**Exercise objective**
Reproduce the listing below without changes, except that pictures are left out.
•••
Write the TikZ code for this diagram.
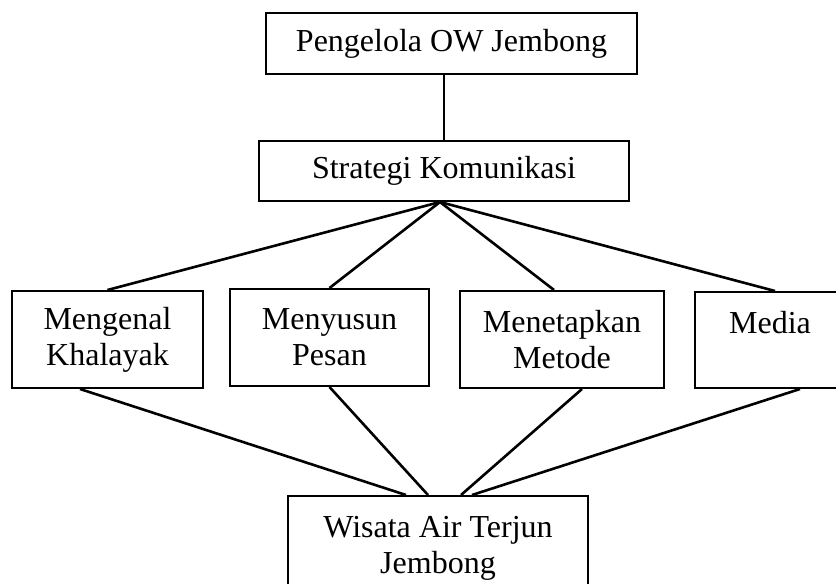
\documentclass[tikz,border=0pt]{standalone}
\usepackage{fontspec}
\setmainfont{Liberation Serif}
\usetikzlibrary{calc}
\tikzset{
  box/.style={draw, line width=2pt, rectangle, align=center, inner sep=0pt,
    font=\fontsize{32}{36}\selectfont},
  conn/.style={line width=2.6pt}
}
\begin{document}
\begin{tikzpicture}[x=1pt,y=-1pt]
\useasboundingbox (0,0) rectangle (836,584);
\node[box, minimum width=371pt, minimum height=61pt] (top) at (451.5,43.5) {Pengelola OW Jembong};
\node[box, minimum width=370pt, minimum height=60pt] (strat) at (444,171) {Strategi Komunikasi};
\node[box, minimum width=191pt, minimum height=97pt] (kenal) at (107.5,339.5) {Mengenal\\Khalayak};
\node[box, minimum width=199pt, minimum height=97pt] (susun) at (329.5,337.5) {Menyusun\\Pesan};
\node[box, minimum width=204pt, minimum height=97pt] (tetap) at (562,339.5) {Menetapkan\\Metode};
\node[box, minimum width=150pt, minimum height=96pt] (media) at (770,340) {Media\\\mbox{}};
\node[box, minimum width=300pt, minimum height=104pt] (wisata) at (438,548) {Wisata Air Terjun\\Jembong};
\coordinate (hub) at ($(strat.south)+(-4,0)$);
\draw[conn] (top.south -| strat.north) -- (strat.north);
\draw[conn] (hub) -- (kenal.north);
\draw[conn] (hub) -- (susun.north);
\draw[conn] (hub) -- ($(tetap.north)+(-8,0)$);
\draw[conn] (hub) -- ($(media.north)+(5,0)$);
\draw[conn] ($(kenal.south)+(-27.5,0)$) -- ($(wisata.north)+(-32,0)$);
\draw[conn] (susun.south) -- ($(wisata.north)+(-10,0)$);
\draw[conn] ($(tetap.south)+(20,0)$) -- ($(wisata.north)+(23,0)$);
\draw[conn] ($(media.south)+(30,0)$) -- ($(wisata.north)+(34,0)$);
\end{tikzpicture}
\end{document}
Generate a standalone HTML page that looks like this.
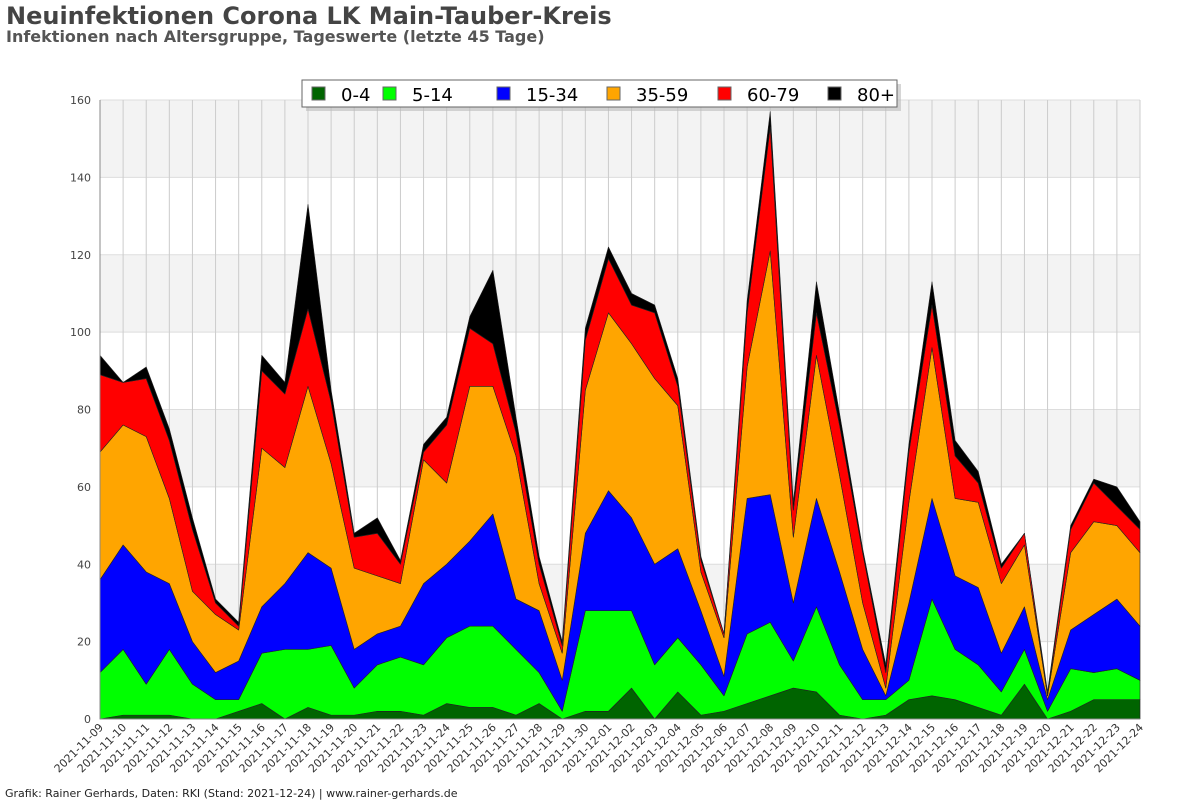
•••
**Answer below**
Write the TikZ code for this diagram.
\documentclass[tikz,border=0pt]{standalone}
\usepackage{fontspec}
\setmainfont{Liberation Serif}
\usetikzlibrary{calc}
\tikzset{
  box/.style={draw, line width=2pt, rectangle, align=center, inner sep=0pt,
    font=\fontsize{32}{36}\selectfont},
  conn/.style={line width=2.6pt}
}
\begin{document}
\begin{tikzpicture}[x=1pt,y=-1pt]
\useasboundingbox (0,0) rectangle (836,584);
\node[box, minimum width=371pt, minimum height=61pt] (top) at (451.5,43.5) {Pengelola OW Jembong};
\node[box, minimum width=370pt, minimum height=60pt] (strat) at (444,171) {Strategi Komunikasi};
\node[box, minimum width=191pt, minimum height=97pt] (kenal) at (107.5,339.5) {Mengenal\\Khalayak};
\node[box, minimum width=199pt, minimum height=97pt] (susun) at (329.5,337.5) {Menyusun\\Pesan};
\node[box, minimum width=204pt, minimum height=97pt] (tetap) at (562,339.5) {Menetapkan\\Metode};
\node[box, minimum width=150pt, minimum height=96pt] (media) at (770,340) {Media\\\mbox{}};
\node[box, minimum width=300pt, minimum height=104pt] (wisata) at (438,548) {Wisata Air Terjun\\Jembong};
\coordinate (hub) at ($(strat.south)+(-4,0)$);
\draw[conn] (top.south -| strat.north) -- (strat.north);
\draw[conn] (hub) -- (kenal.north);
\draw[conn] (hub) -- (susun.north);
\draw[conn] (hub) -- ($(tetap.north)+(-8,0)$);
\draw[conn] (hub) -- ($(media.north)+(5,0)$);
\draw[conn] ($(kenal.south)+(-27.5,0)$) -- ($(wisata.north)+(-32,0)$);
\draw[conn] (susun.south) -- ($(wisata.north)+(-10,0)$);
\draw[conn] ($(tetap.south)+(20,0)$) -- ($(wisata.north)+(23,0)$);
\draw[conn] ($(media.south)+(30,0)$) -- ($(wisata.north)+(34,0)$);
\end{tikzpicture}
\end{document}
Generate a standalone HTML page that looks like this.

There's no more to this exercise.